Crumble bratwurst into a large skillet; add onion.  Cook over medium heat until meat is no longer pink; drain.  Stir in the soup.  Transfer to a greased (Why?  Why would it need more grease?) 13x9x2 inch baking dish, at which point it will look like this:


This reminds me of bad mornings after long nights at Earl's on the Ave.

Top with Tater Tots and sour cream.  Sprinkle with cheese, at which point it will look like this:


Sunny with 1950's optimism!

Bake, uncovered, at 350 for 35-40 minutes or until heated through and cheese is melted.  Let stand for 5 minutes before serving.  Yield: 6 servings.

Beautiful, isn't it?


When a dish doesn't fundamentally change after 40 minutes of cooking, you should fear it.

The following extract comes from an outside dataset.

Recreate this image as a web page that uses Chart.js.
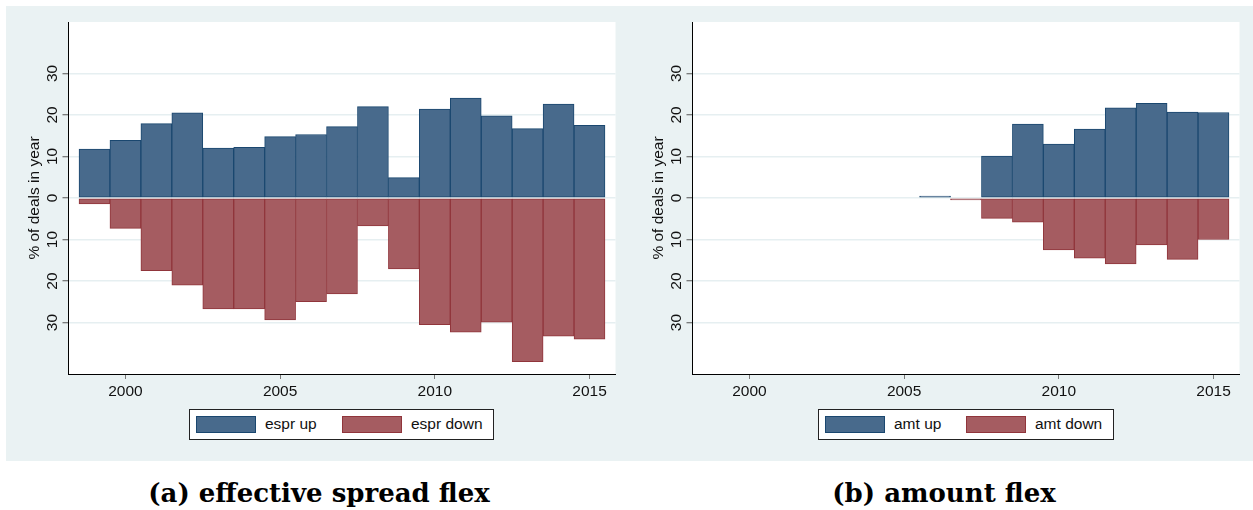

No.  No, it isn't.  And, sadly, it tasted as ugly as it looks.  On a scale of 1-10, 1 being inedible, 5 being public school cafeteria food, and 10 being a casserole of the Gods, SLB rated this a 3.  He said that the ingredients are good by themselves, and I agree.  A brat with a side of Tots would have been welcome, but, as SLB said, "the problem was that the purpose of the dish was associating a bunch of ingredients in a horrendous manner. It's such a shame to see tasty bratwurst go to waste."  Ever the economist and martyr, he had two helpings to make the most of what was destined shortly to be garbage.


Wads of unincorporated sour cream shellacked with greasy yellow cheese.

I gave this dish a 2.  You could eat it if you had to, but I didn't have to and so I didn't finish more than 5 or 6 bites of this unctuous, greasy mess.  There's a logical reason for that mouth-slickening sensation.  I crunched some numbers, and Brat 'n' Tot contains 782 calories and 56 grams of fat per serving. 

It really and truly did taste like what I imagine dog food tastes like.  So, the best part of the night was having this in my head.  (Thanks, Shannon, for teaching this to me on a van ride to Roslyn when I was about 7.  You da bomb!).




I really and truly cannot believe that this appealed to anyone's palate or that this would encourage any child that bratwurst was a good thing.  But, perhaps stupidly and certainly optimistically, I MUST believe that among these recipes is a gem or two.  Can human palates vary so widely that these dishes, which had to have been tested by editors as well as home cooks, can all be awful?  I mean, someone likes them, and not in an ironic beard-and-trucker-cap-and-PBR way, so why not us? 


Feasts of our fathers.

The Casserole Project will live on in our kitchen, on this blog, and in our arterial plaque.  If any of my loyal readers are interested in being taste testers, let me know.  I'd love to host you and include you in this worthy endeavor.

3 comments:

Breanne said...

Me me me!

Just, please, not on a night where the casserole includes sausagey substance. I'll be too biased to be a useful subject.

moraht said...

This is a horrible idea. Truly. Your worst idea to date.

Christina said...

howpedestrian - tell me your first name so i know who you are. if i should know this already, forgive me.

moraht - you only say this because you haven't heard my idea about churning pig butter. enough said on that topic.